Repeat the material exactly from its first line to the line that includes "sep=0pt, align=left, font=\bigtext]". Skip pictures.

» **PROVIDED MATERIAL**:
● ● ●

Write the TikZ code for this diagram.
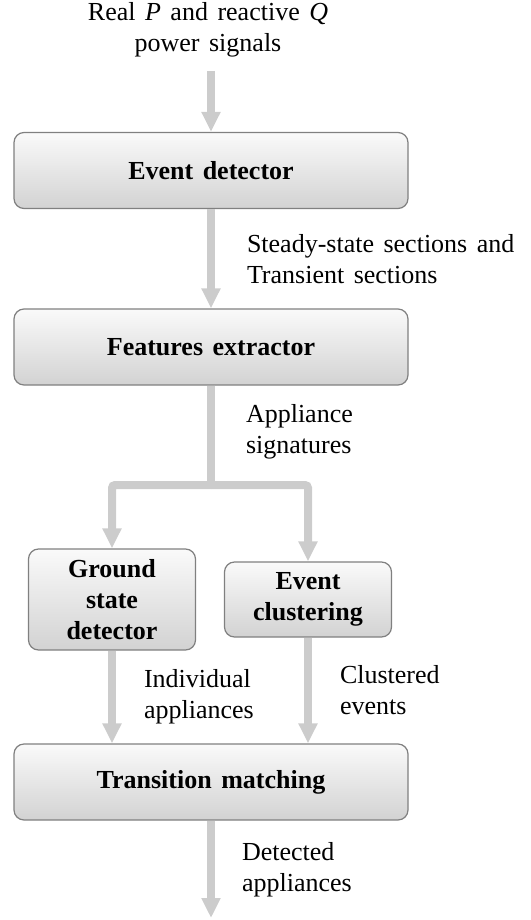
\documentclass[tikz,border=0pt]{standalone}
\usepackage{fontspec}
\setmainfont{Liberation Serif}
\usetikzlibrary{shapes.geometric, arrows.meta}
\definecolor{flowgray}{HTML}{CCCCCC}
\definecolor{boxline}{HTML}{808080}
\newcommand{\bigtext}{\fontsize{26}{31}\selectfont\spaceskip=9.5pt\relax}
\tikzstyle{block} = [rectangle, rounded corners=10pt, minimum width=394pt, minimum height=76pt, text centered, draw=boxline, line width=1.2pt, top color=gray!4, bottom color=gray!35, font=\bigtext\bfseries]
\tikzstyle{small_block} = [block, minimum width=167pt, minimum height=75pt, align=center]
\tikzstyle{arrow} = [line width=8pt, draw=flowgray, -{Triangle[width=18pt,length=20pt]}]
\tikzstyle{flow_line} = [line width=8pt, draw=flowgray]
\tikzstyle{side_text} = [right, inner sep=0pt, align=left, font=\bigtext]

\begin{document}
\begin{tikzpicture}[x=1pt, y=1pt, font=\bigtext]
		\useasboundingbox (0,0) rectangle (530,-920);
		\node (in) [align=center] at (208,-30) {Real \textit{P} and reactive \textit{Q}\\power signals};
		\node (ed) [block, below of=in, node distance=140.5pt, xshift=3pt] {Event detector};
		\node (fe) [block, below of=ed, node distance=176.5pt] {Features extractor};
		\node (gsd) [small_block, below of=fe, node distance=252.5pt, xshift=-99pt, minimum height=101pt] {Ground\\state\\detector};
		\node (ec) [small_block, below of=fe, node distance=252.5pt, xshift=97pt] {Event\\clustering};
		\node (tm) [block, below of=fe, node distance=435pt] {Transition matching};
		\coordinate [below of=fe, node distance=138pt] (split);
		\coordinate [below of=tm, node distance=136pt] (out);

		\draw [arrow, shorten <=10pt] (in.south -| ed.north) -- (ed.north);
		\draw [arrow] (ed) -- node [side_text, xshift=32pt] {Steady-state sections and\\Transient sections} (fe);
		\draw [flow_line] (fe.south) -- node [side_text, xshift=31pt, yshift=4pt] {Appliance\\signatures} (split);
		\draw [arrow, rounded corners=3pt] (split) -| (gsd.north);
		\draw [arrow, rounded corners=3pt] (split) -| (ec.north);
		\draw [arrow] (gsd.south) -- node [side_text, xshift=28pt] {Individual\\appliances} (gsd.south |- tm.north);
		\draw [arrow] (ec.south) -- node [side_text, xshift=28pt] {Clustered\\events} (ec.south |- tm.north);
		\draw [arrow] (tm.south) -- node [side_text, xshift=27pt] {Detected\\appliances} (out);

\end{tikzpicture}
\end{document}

● ● ●

» **WRITTEN RESPONSE**:
Write the TikZ code for this diagram.
\documentclass[tikz,border=0pt]{standalone}
\usepackage{fontspec}
\setmainfont{Liberation Serif}
\usetikzlibrary{shapes.geometric, arrows.meta}
\definecolor{flowgray}{HTML}{CCCCCC}
\definecolor{boxline}{HTML}{808080}
\newcommand{\bigtext}{\fontsize{26}{31}\selectfont\spaceskip=9.5pt\relax}
\tikzstyle{block} = [rectangle, rounded corners=10pt, minimum width=394pt, minimum height=76pt, text centered, draw=boxline, line width=1.2pt, top color=gray!4, bottom color=gray!35, font=\bigtext\bfseries]
\tikzstyle{small_block} = [block, minimum width=167pt, minimum height=75pt, align=center]
\tikzstyle{arrow} = [line width=8pt, draw=flowgray, -{Triangle[width=18pt,length=20pt]}]
\tikzstyle{flow_line} = [line width=8pt, draw=flowgray]
\tikzstyle{side_text} = [right, inner sep=0pt, align=left, font=\bigtext]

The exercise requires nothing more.